The Landscape as Infrastructure
Perhaps the most significant shift in how sustainable mega-mansions are conceived involves the relationship between the building and the land it occupies. Where large residential properties have traditionally treated landscape primarily as setting—something to be shaped around the architecture, often at considerable environmental cost—increasingly sophisticated projects treat landscape as infrastructure in its own right, integral to the building’s environmental performance rather than separate from it.
This might involve extensive green roofs that provide insulation while supporting local ecosystems, landscaping designed to provide natural cooling through strategic shade and airflow, or restoration of native habitat on portions of a property that might previously have been developed or maintained as ornamental grounds.
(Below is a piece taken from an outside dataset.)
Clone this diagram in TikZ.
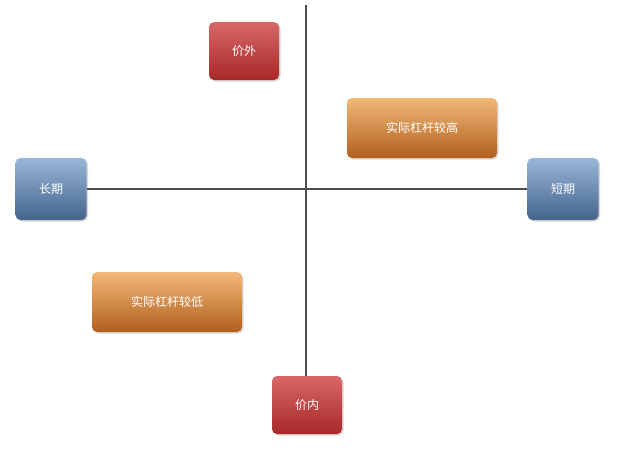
\documentclass[tikz,border=0pt]{standalone}
\usepackage{fontspec}
\newfontfamily\cjk{Noto Sans CJK SC}
\usetikzlibrary{shadows}
\definecolor{rtop}{HTML}{D86868}\definecolor{rbot}{HTML}{A82828}
\definecolor{otop}{HTML}{F2B878}\definecolor{obot}{HTML}{B0601E}
\definecolor{btop}{HTML}{98B6D6}\definecolor{bbot}{HTML}{44648C}
\tikzset{
 box/.style={rounded corners=5pt,text=white,font=\cjk\fontsize{12}{14}\selectfont,inner sep=0pt,drop shadow={shadow xshift=1.5pt,shadow yshift=-1.5pt,opacity=0.3}},
 redbox/.style={box,top color=rtop,bottom color=rbot,minimum width=70pt,minimum height=58pt},
 orbox/.style={box,top color=otop,bottom color=obot,minimum width=150pt,minimum height=60pt},
 bluebox/.style={box,top color=btop,bottom color=bbot,minimum width=71pt,minimum height=62pt},
 axis/.style={draw=black!70,line width=2.5pt}
}
\begin{document}
\begin{tikzpicture}[x=1pt,y=-1pt]
\useasboundingbox (0,0) rectangle (618,450);
\coordinate (top) at (306,5);
\coordinate (bot) at (306,400);
\node[bluebox] (long) at (51,189) {长期};
\node[bluebox] (short) at (563,189) {短期};
\draw[axis] (top) -- (bot);
\draw[axis] (long.east) -- (short.west);
\node[redbox] (out) at (244,51) {价外};
\node[redbox] (in) at (307,405) {价内};
\node[orbox] (hi) at (422,128) {实际杠杆较高};
\node[orbox] (lo) at (167,302) {实际杠杆较低};
\end{tikzpicture}
\end{document}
These approaches reflect a more holistic understanding of sustainability—one that considers not just the building itself, but its relationship to the broader ecological systems it exists within.
What This Signals
The emergence of genuinely sustainable mega-mansions reflects something beyond individual client preferences; it suggests a broader shift in what sustainable design is capable of, once resource constraints—a significant factor in most sustainable building projects—are removed from the equation entirely. These projects function, in some respects, as proving grounds for technologies and approaches that may eventually become standard at more modest scales, as costs decrease and techniques are refined.
Whether this represents a meaningful contribution to broader sustainability goals, or simply a more palatable form of an inherently unsustainable category of building, remains a matter of genuine debate. What seems less debatable is that the technical capabilities being developed within this category—energy independence, advanced water management, genuinely low-carbon construction at scale—represent real advances, regardless of the scale of building they happen to be applied to first.